For dinner I “went out” with Charles & Julie Garland (our new church planter in mid-town) and her brother who is a ruling elder in Chattanooga. We were going out when the sky opened up so we ate at one of the restaurants in the hotel. I enjoyed the pecan encrusted trout.

The worship service was very good. I enjoy hearing the different styles of music when we travel to different cities. Tuesday had a jazz feel to it. Great to see a multi-ethnic choir and lead vocalists. But jet lag was catching up with me, as it seems to each year at the initial worship service, during the sermon. I was fighting to stay away during our outgoing moderator’s sermon, Disqualified?. He focused on a mini-genealogy about Moses’ family that included a Canaanite woman, the infamous Nadab and Abihu, and the just as infamous rebel named Korah. He addressed this in the context of Moses’ excuses, particularly his stammering tongue. God uses people with baggage, plain and simple. Just as no one gets out of here alive, no one gets thru this life unstained by sin and effects of the Fall.

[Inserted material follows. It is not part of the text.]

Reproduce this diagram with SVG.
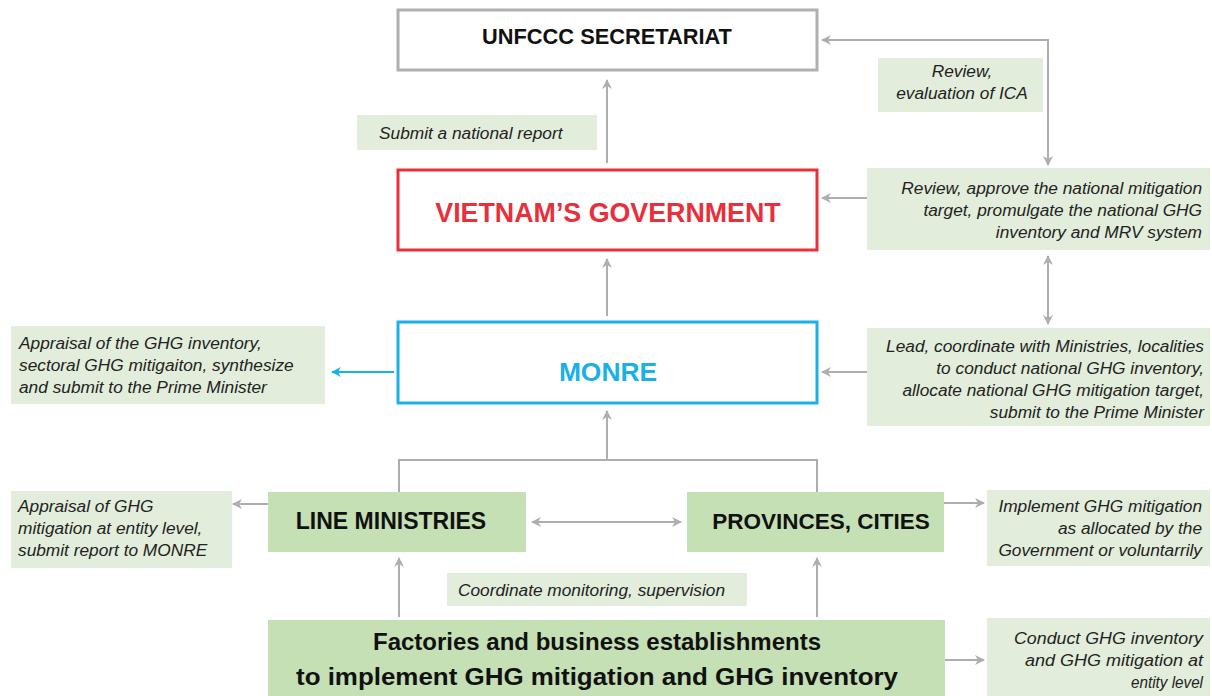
<svg xmlns="http://www.w3.org/2000/svg" width="1212" height="696" viewBox="0 0 1212 696">
<style>
.lbl{fill:#e2eedb}
.it{font-family:"Liberation Sans",Arial,sans-serif;font-style:italic;font-size:17.3px;fill:#222}
.hd{font-family:"Liberation Sans",Arial,sans-serif;font-weight:bold;fill:#111}
.ln{fill:none;stroke:#aeaeb2;stroke-width:2}
.gb{fill:#c5e0b4}
</style>
<defs>
<marker id="ah" viewBox="0 0 10 10" refX="9" refY="5" markerWidth="5" markerHeight="5" orient="auto-start-reverse"><path d="M0,0 L10,5 L0,10 L3,5 z" fill="#aeaeb2"/></marker>
<marker id="ahc" viewBox="0 0 10 10" refX="9" refY="5" markerWidth="5" markerHeight="5" orient="auto"><path d="M0,0 L10,5 L0,10 L3,5 z" fill="#1ab0e8"/></marker>
</defs>
<g id="connectors">
<line class="ln" x1="607" y1="163" x2="607" y2="80" marker-end="url(#ah)"/>
<polyline class="ln" points="1048,165 1048,40 822,40" marker-start="url(#ah)" marker-end="url(#ah)"/>
<line class="ln" x1="867" y1="198" x2="822" y2="198" marker-end="url(#ah)"/>
<line class="ln" x1="1048" y1="256" x2="1048" y2="324" marker-start="url(#ah)" marker-end="url(#ah)"/>
<line class="ln" x1="607" y1="316" x2="607" y2="259" marker-end="url(#ah)"/>
<line x1="394" y1="372" x2="332" y2="372" stroke="#1ab0e8" stroke-width="2" marker-end="url(#ahc)"/>
<line class="ln" x1="867" y1="372" x2="822" y2="372" marker-end="url(#ah)"/>
<polyline class="ln" points="399,492 399,460 817,460 817,492"/>
<line class="ln" x1="607" y1="460" x2="607" y2="411" marker-end="url(#ah)"/>
<line class="ln" x1="268" y1="504" x2="233" y2="504" marker-end="url(#ah)"/>
<line class="ln" x1="532" y1="522" x2="681" y2="522" marker-start="url(#ah)" marker-end="url(#ah)"/>
<line class="ln" x1="944" y1="503" x2="984" y2="503" marker-end="url(#ah)"/>
<line class="ln" x1="399" y1="617" x2="399" y2="558" marker-end="url(#ah)"/>
<line class="ln" x1="817" y1="617" x2="817" y2="558" marker-end="url(#ah)"/>
<line class="ln" x1="945" y1="660" x2="984" y2="660" marker-end="url(#ah)"/>
</g>
<g id="unfccc">
<rect x="398" y="10" width="419" height="60" fill="#fff" stroke="#b0b0b0" stroke-width="3"/>
<text class="hd" x="607" y="44" font-size="21.8" text-anchor="middle">UNFCCC SECRETARIAT</text>
</g>
<g id="submit-label">
<rect class="lbl" x="357" y="115" width="240" height="35"/>
<text class="it" x="379" y="139">Submit a national report</text>
</g>
<g id="review-ica">
<rect class="lbl" x="878" y="58" width="165" height="54"/>
<text class="it" x="962" y="77" text-anchor="middle">Review,</text>
<text class="it" x="962" y="99" text-anchor="middle">evaluation of ICA</text>
</g>
<g id="government">
<rect x="398" y="170" width="419" height="80" fill="#fff" stroke="#e8303a" stroke-width="3"/>
<text class="hd" x="608" y="222" font-size="26.8" text-anchor="middle" style="fill:#e8303a">VIETNAM’S GOVERNMENT</text>
</g>
<g id="review-approve">
<rect class="lbl" x="867" y="168" width="343" height="82"/>
<text class="it" x="1202" y="194" text-anchor="end">Review, approve the national mitigation</text>
<text class="it" x="1202" y="216" text-anchor="end">target, promulgate the national GHG</text>
<text class="it" x="1202" y="238" text-anchor="end">inventory and MRV system</text>
</g>
<g id="monre">
<rect x="398" y="322" width="419" height="81" fill="#fff" stroke="#1ab0e8" stroke-width="3"/>
<text class="hd" x="608" y="381" font-size="26.4" text-anchor="middle" style="fill:#1ab0e8">MONRE</text>
</g>
<g id="appraisal-inventory">
<rect class="lbl" x="11" y="326" width="314" height="78"/>
<text class="it" x="19" y="349">Appraisal of the GHG inventory,</text>
<text class="it" x="19" y="371">sectoral GHG mitigaiton, synthesize</text>
<text class="it" x="19" y="393">and submit to the Prime Minister</text>
</g>
<g id="lead-coordinate">
<rect class="lbl" x="867" y="328" width="343" height="98"/>
<text class="it" x="1204" y="352" text-anchor="end">Lead, coordinate with Ministries, localities</text>
<text class="it" x="1204" y="374" text-anchor="end">to conduct national GHG inventory,</text>
<text class="it" x="1204" y="396" text-anchor="end">allocate national GHG mitigation target,</text>
<text class="it" x="1204" y="418" text-anchor="end">submit to the Prime Minister</text>
</g>
<g id="line-ministries">
<rect class="gb" x="268" y="492" width="258" height="60"/>
<text class="hd" x="391" y="529" font-size="23" text-anchor="middle">LINE MINISTRIES</text>
</g>
<g id="appraisal-entity">
<rect class="lbl" x="11" y="491" width="221" height="77"/>
<text class="it" x="18" y="512">Appraisal of GHG</text>
<text class="it" x="18" y="534">mitigation at entity level,</text>
<text class="it" x="18" y="556">submit report to MONRE</text>
</g>
<g id="provinces">
<rect class="gb" x="687" y="492" width="257" height="60"/>
<text class="hd" x="821" y="529" font-size="22.5" text-anchor="middle">PROVINCES, CITIES</text>
</g>
<g id="implement">
<rect class="lbl" x="987" y="490" width="223" height="76"/>
<text class="it" x="1202" y="512" text-anchor="end">Implement GHG mitigation</text>
<text class="it" x="1202" y="534" text-anchor="end">as allocated by the</text>
<text class="it" x="1202" y="556" text-anchor="end">Government or voluntarrily</text>
</g>
<g id="coordinate-label">
<rect class="lbl" x="447" y="573" width="300" height="33"/>
<text class="it" x="458" y="596">Coordinate monitoring, supervision</text>
</g>
<g id="factories">
<rect class="gb" x="268" y="620" width="677" height="80"/>
<text class="hd" x="597" y="650" font-size="24" text-anchor="middle" textLength="448" lengthAdjust="spacingAndGlyphs">Factories and business establishments</text>
<text class="hd" x="597" y="685" font-size="24" text-anchor="middle" textLength="602" lengthAdjust="spacingAndGlyphs">to implement GHG mitigation and GHG inventory</text>
</g>
<g id="conduct">
<rect class="lbl" x="987" y="618" width="223" height="80"/>
<text class="it" x="1203" y="644" text-anchor="end" textLength="189" lengthAdjust="spacingAndGlyphs">Conduct GHG inventory</text>
<text class="it" x="1203" y="666" text-anchor="end" textLength="178" lengthAdjust="spacingAndGlyphs">and GHG mitigation at</text>
<text class="it" x="1203" y="688" text-anchor="end" textLength="72" lengthAdjust="spacingAndGlyphs">entity level</text>
</g>
</svg>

Eddie decided that instead of coming to pick me up everyday, I should just borrow his car since he was staying there on site. It worked great and he was able to crash while we had the first item of business- electing a moderator. It was a year for a ruling elder and the vote was close but Alexander Jun, a 2nd generation Korean-American was elected. He is the first minority Moderator in PCA history. This was a good move, even if he has a man bun. I choose to believe it reflects his Korean heritage and not any hipster leanings. Finally it was back home and time to crash in our basement BnB.